**** DATA EXCERPT ****

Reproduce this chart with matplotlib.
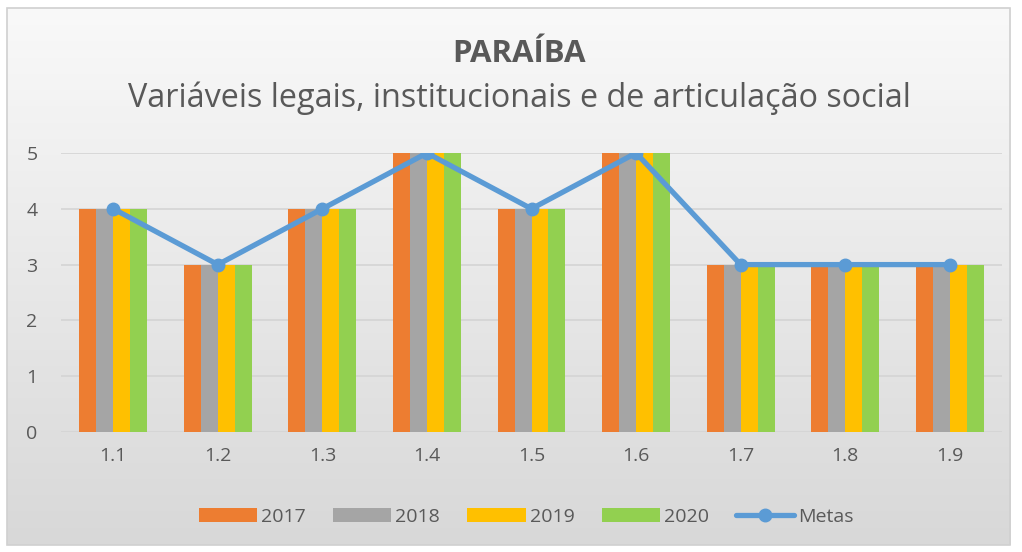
import numpy as np
import matplotlib.pyplot as plt
from matplotlib.patches import Rectangle
from matplotlib.colors import LinearSegmentedColormap

# DATA
categorias = ["1.1", "1.2", "1.3", "1.4", "1.5", "1.6", "1.7", "1.8", "1.9"]
v2017 = [4, 3, 4, 5, 4, 5, 3, 3, 3]
v2018 = [4, 3, 4, 5, 4, 5, 3, 3, 3]
v2019 = [4, 3, 4, 5, 4, 5, 3, 3, 3]
v2020 = [4, 3, 4, 5, 4, 5, 3, 3, 3]
metas = [4, 3, 4, 5, 4, 5, 3, 3, 3]
anos = ["2017", "2018", "2019", "2020"]

cores = ["#ED7D31", "#A5A5A5", "#FFC000", "#92D050"]
cor_metas = "#5B9BD5"
cor_texto = "#595959"

plt.rcParams['font.family'] = ['Open Sans', 'DejaVu Sans']

W, H = 1022, 552
fig = plt.figure(figsize=(W / 100, H / 100), dpi=100)
fig.patch.set_facecolor("white")

# fundo com degrade (area do grafico)
x0, y0, x1, y1 = 7, 8, 1010, 545
bg = fig.add_axes([x0 / W, 1 - y1 / H, (x1 - x0) / W, (y1 - y0) / H])
grad = np.linspace(0, 1, 256).reshape(-1, 1)
bg.imshow(grad, aspect="auto", cmap=LinearSegmentedColormap.from_list(
    "g", ["#F9F9F9", "#D8D8D8"]), extent=[0, 1, 0, 1], origin="upper")
bg.set_axis_off()
fig.patches.append(Rectangle((x0 / W, 1 - y1 / H), (x1 - x0) / W, (y1 - y0) / H,
                             transform=fig.transFigure, fill=False,
                             edgecolor="#D0D0D0", lw=1.2, zorder=5))

# EIXO PRINCIPAL
ax_l, ax_r, ax_t, ax_b = 61, 1002, 153, 432
ax = fig.add_axes([ax_l / W, 1 - ax_b / H, (ax_r - ax_l) / W, (ax_b - ax_t) / H])
ax.patch.set_alpha(0)

x = np.arange(len(categorias))
larg = 0.1625
series = [v2017, v2018, v2019, v2020]
handles = []
for i, (vals, cor, ano) in enumerate(zip(series, cores, anos)):
    b = ax.bar(x + (i - 1.5) * larg, vals, width=larg, color=cor, label=ano, zorder=2)
    handles.append(b)

linha, = ax.plot(x, metas, color=cor_metas, lw=3.8, marker="o", markersize=9,
                 label="Metas", zorder=3, solid_capstyle="round")
handles.append(linha)

ax.set_xlim(-0.5, len(categorias) - 0.5)
ax.set_ylim(0, 5)
ax.set_yticks(range(6))
ax.set_xticks(x)
ax.set_xticklabels(categorias)
ax.yaxis.grid(True, color="#D4D4D4", lw=1.2, zorder=0)
ax.set_axisbelow(True)
for s in ax.spines.values():
    s.set_visible(False)
ax.tick_params(axis="both", length=0, labelsize=14, colors=cor_texto)
ax.tick_params(axis="x", pad=11)
ax.tick_params(axis="y", pad=17)

# TITULOS
fig.text(0.508, 1 - 54 / H, "PARAÍBA", ha="center", va="center",
         fontsize=22.5, fontweight="bold", color=cor_texto)
fig.text(0.508, 1 - 98 / H, "Variáveis legais, institucionais e de articulação social",
         ha="center", va="center", fontsize=23.3, color=cor_texto)

# LEGENDA
leg = ax.legend(handles=handles, labels=anos + ["Metas"], loc="center",
                bbox_to_anchor=(0.515, 1 - 517 / H), bbox_transform=fig.transFigure,
                ncol=5, frameon=False, fontsize=14, handlelength=3.0, handleheight=0.7,
                columnspacing=1.4, handletextpad=0.2, labelcolor=cor_texto)

fig.savefig("out.png", dpi=100)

****

## WHAT THE TASK ASKS
From the opening line of the listing above through the line bearing "from matplotlib.colors import", repeat each line exactly. Drop every picture.

## RESULT OF THIS TASK
Reproduce this chart with matplotlib.
import numpy as np
import matplotlib.pyplot as plt
from matplotlib.patches import Rectangle
from matplotlib.colors import LinearSegmentedColormap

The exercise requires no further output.